The fix — scale the node pool

Since my cluster only had a single worker node with Standard_A4_v2 (4 vCPUs, 8 GiB RAM, ~6Gi allocatable), the simplest fix was to add a second worker node to spread the workload:

az aksarc nodepool scale \
  --name nodepool1 \
  --cluster-name k8s-azhcickj4 \
  --resource-group rg-ckj-azl-lab-westeurope \
  --node-count 2

After the second node joined the cluster, the Kubernetes scheduler automatically placed controldb-0 on the new node. Within 5–15 minutes, controldb was running, the control pod stopped crash-looping, and the data controller state transitioned from DeployingController to Ready.

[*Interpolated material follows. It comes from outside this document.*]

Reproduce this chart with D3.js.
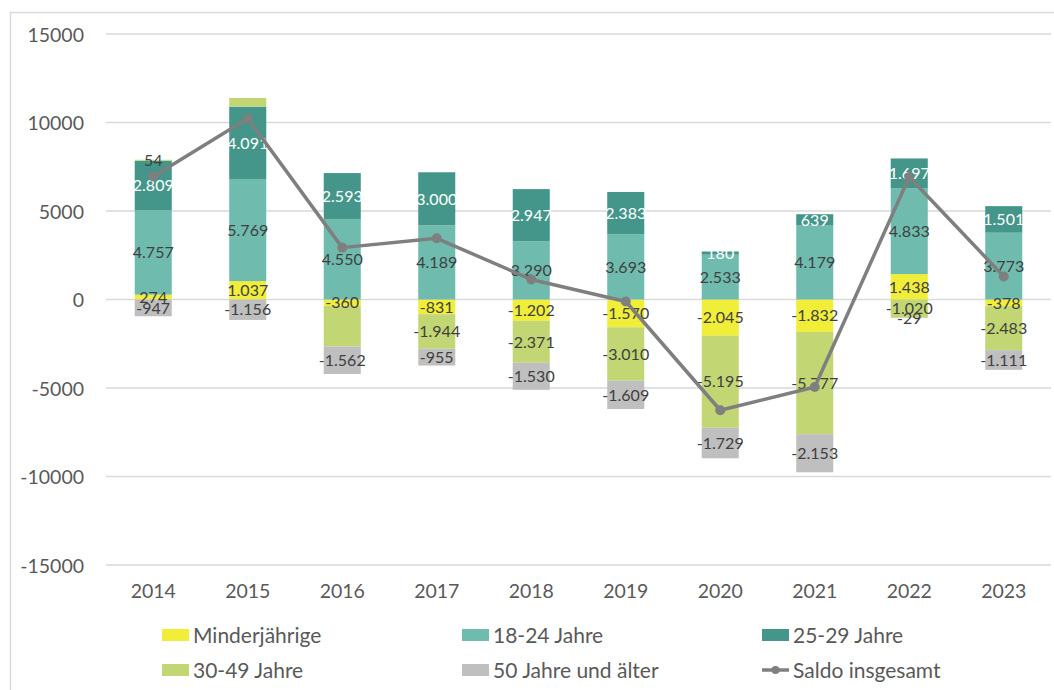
<!DOCTYPE html>
<html>
<head>
<meta charset="utf-8">
<script src="https://cdn.jsdelivr.net/npm/d3@7"></script>
<style>
  html, body { margin: 0; padding: 0; background: #ffffff; }
  svg { display: block; }
  text { font-family: Lato, "Noto Sans", sans-serif; }
</style>
</head>
<body>
<svg id="chart" width="1054" height="690"></svg>
<script>
// ---------- data ----------
const years = ["2014","2015","2016","2017","2018","2019","2020","2021","2022","2023"];
const seriesNames = ["Minderjährige","18-24 Jahre","25-29 Jahre","30-49 Jahre","50 Jahre und älter"];
const minderjaehrige = [274, 1037, -360, -831, -1202, -1570, -2045, -1832, 1438, -378];
const jahre18_24 = [4757, 5769, 4550, 4189, 3290, 3693, 2533, 4179, 4833, 3773];
const jahre25_29 = [2809, 4091, 2593, 3000, 2947, 2383, 180, 639, 1697, 1501];
const jahre30_49 = [54, 490, -2290, -1944, -2371, -3010, -5195, -5777, -1020, -2483];
const jahre50plus = [-947, -1156, -1562, -955, -1530, -1609, -1729, -2153, -29, -1111];
const saldoInsgesamt = [6947, 10231, 2931, 3459, 1134, -113, -6256, -4944, 6919, 1302];
const yTicks = [-15000, -10000, -5000, 0, 5000, 10000, 15000];
const hiddenLabels = [["30-49 Jahre","2015"], ["30-49 Jahre","2016"]];
const seriesColors = ["#f0ee38", "#6fbcaf", "#45968a", "#c2d674", "#bfbfbf"];
const labelColors = ["#404040", "#404040", "#ffffff", "#404040", "#404040"];
const lineColor = "#7f7f7f";

const seriesValues = [minderjaehrige, jahre18_24, jahre25_29, jahre30_49, jahre50plus];
const table = years.map((y, i) => {
  const row = { year: y };
  seriesNames.forEach((s, k) => row[s] = seriesValues[k][i]);
  return row;
});

// ---------- setup ----------
const svg = d3.select("#chart");
const W = 1054, H = 690;
const plot = { left: 106, right: 1051, top: 34, bottom: 565 };

const de = d3.formatLocale({ decimal: ",", thousands: ".", grouping: [3], currency: ["", "€"], minus: "-" });
const fmt = de.format(",d");

const x = d3.scaleBand().domain(years).range([plot.left, plot.right])
  .paddingInner(0.608).paddingOuter(0.304);
const y = d3.scaleLinear().domain([-15000, 15000]).range([plot.bottom, plot.top]);

// frame
svg.append("rect").attr("x", 10.5).attr("y", 12.5).attr("width", W + 10).attr("height", H + 10)
  .attr("fill", "none").attr("stroke", "#d9d9d9").attr("stroke-width", 1.5);

// gridlines
svg.append("g").selectAll("line").data(yTicks).join("line")
  .attr("x1", plot.left).attr("x2", plot.right)
  .attr("y1", d => y(d)).attr("y2", d => y(d))
  .attr("stroke", "#d9d9d9").attr("stroke-width", 1.5);

// y axis labels
const yAxis = d3.axisLeft(y).tickValues(yTicks).tickSize(0).tickPadding(0)
  .tickFormat(d => String(d).replace("−", "-"));
const yg = svg.append("g").attr("transform", "translate(84,0)").call(yAxis);
yg.select(".domain").remove();
yg.selectAll("text").attr("fill", "#595959").style("font-size", "19.5px")
  .style("font-family", "Lato, 'Noto Sans', sans-serif").attr("dy", "0.36em");

// x axis labels
const xAxis = d3.axisBottom(x).tickSize(0).tickPadding(0);
const xg = svg.append("g").attr("transform", "translate(0,591)").call(xAxis);
xg.select(".domain").remove();
xg.selectAll("text").attr("fill", "#595959").style("font-size", "19.5px")
  .style("font-family", "Lato, 'Noto Sans', sans-serif").attr("dy", "0.36em");

// stacked bars
const stack = d3.stack().keys(seriesNames).offset(d3.stackOffsetDiverging);
const stacked = stack(table);

const barG = svg.append("g");
stacked.forEach((layer, k) => {
  barG.append("g").attr("fill", seriesColors[k])
    .selectAll("rect").data(layer).join("rect")
    .attr("x", d => x(d.data.year))
    .attr("width", x.bandwidth())
    .attr("y", d => y(Math.max(d[0], d[1])))
    .attr("height", d => Math.abs(y(d[0]) - y(d[1])));
});

// data labels
const labG = svg.append("g");
stacked.forEach((layer, k) => {
  const name = seriesNames[k];
  labG.append("g").selectAll("text")
    .data(layer.filter(d => !hiddenLabels.some(h => h[0] === name && h[1] === d.data.year)))
    .join("text")
    .attr("x", d => x(d.data.year) + x.bandwidth() / 2)
    .attr("y", d => y((d[0] + d[1]) / 2))
    .attr("dy", "0.36em")
    .attr("text-anchor", "middle")
    .attr("fill", labelColors[k])
    .style("font-size", "16px")
    .text(d => fmt(d.data[name]));
});

// saldo line
const line = d3.line().x((d, i) => x(years[i]) + x.bandwidth() / 2).y(d => y(d));
svg.append("path").datum(saldoInsgesamt).attr("d", line)
  .attr("fill", "none").attr("stroke", lineColor).attr("stroke-width", 3.5)
  .attr("stroke-linejoin", "round");
svg.append("g").selectAll("circle").data(saldoInsgesamt).join("circle")
  .attr("cx", (d, i) => x(years[i]) + x.bandwidth() / 2)
  .attr("cy", d => y(d)).attr("r", 5).attr("fill", lineColor);

// legend
const legendItems = [
  { name: "Minderjährige", color: seriesColors[0], type: "rect", col: 0, row: 0 },
  { name: "18-24 Jahre", color: seriesColors[1], type: "rect", col: 1, row: 0 },
  { name: "25-29 Jahre", color: seriesColors[2], type: "rect", col: 2, row: 0 },
  { name: "30-49 Jahre", color: seriesColors[3], type: "rect", col: 0, row: 1 },
  { name: "50 Jahre und älter", color: seriesColors[4], type: "rect", col: 1, row: 1 },
  { name: "Saldo insgesamt", color: lineColor, type: "line", col: 2, row: 1 }
];
const colX = [162, 462, 762];
const rowY = [635, 670];
const lg = svg.append("g");
legendItems.forEach(it => {
  const gx = colX[it.col], gy = rowY[it.row];
  const g = lg.append("g").attr("transform", `translate(${gx},${gy})`);
  if (it.type === "rect") {
    g.append("rect").attr("x", 0).attr("y", -6).attr("width", 27).attr("height", 12).attr("fill", it.color);
  } else {
    g.append("line").attr("x1", 0).attr("x2", 27).attr("y1", 0).attr("y2", 0)
      .attr("stroke", it.color).attr("stroke-width", 3.5);
    g.append("circle").attr("cx", 13.5).attr("cy", 0).attr("r", 4).attr("fill", it.color);
  }
  g.append("text").attr("x", 31).attr("y", 0).attr("dy", "0.36em")
    .attr("fill", "#595959").style("font-size", "21px").text(it.name);
});
</script>
</body>
</html>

No manual pod restarts or other intervention was needed — the scheduler handled everything once capacity was available.

Final remark

The Azure Arc Data Controller has significant memory requirements. The controldb pod alone requests 4Gi of memory. On a Standard_A4_v2 worker node with ~6Gi allocatable, there is not enough room for controldb alongside the other Arc data services pods.

If you are planning to run Arc data services on AKS Arc, make sure your worker nodes have at least 16Gi RAM — or run multiple smaller workers so the scheduler can spread the load. In a lab environment, scaling the node pool to 2 nodes is the quickest path forward.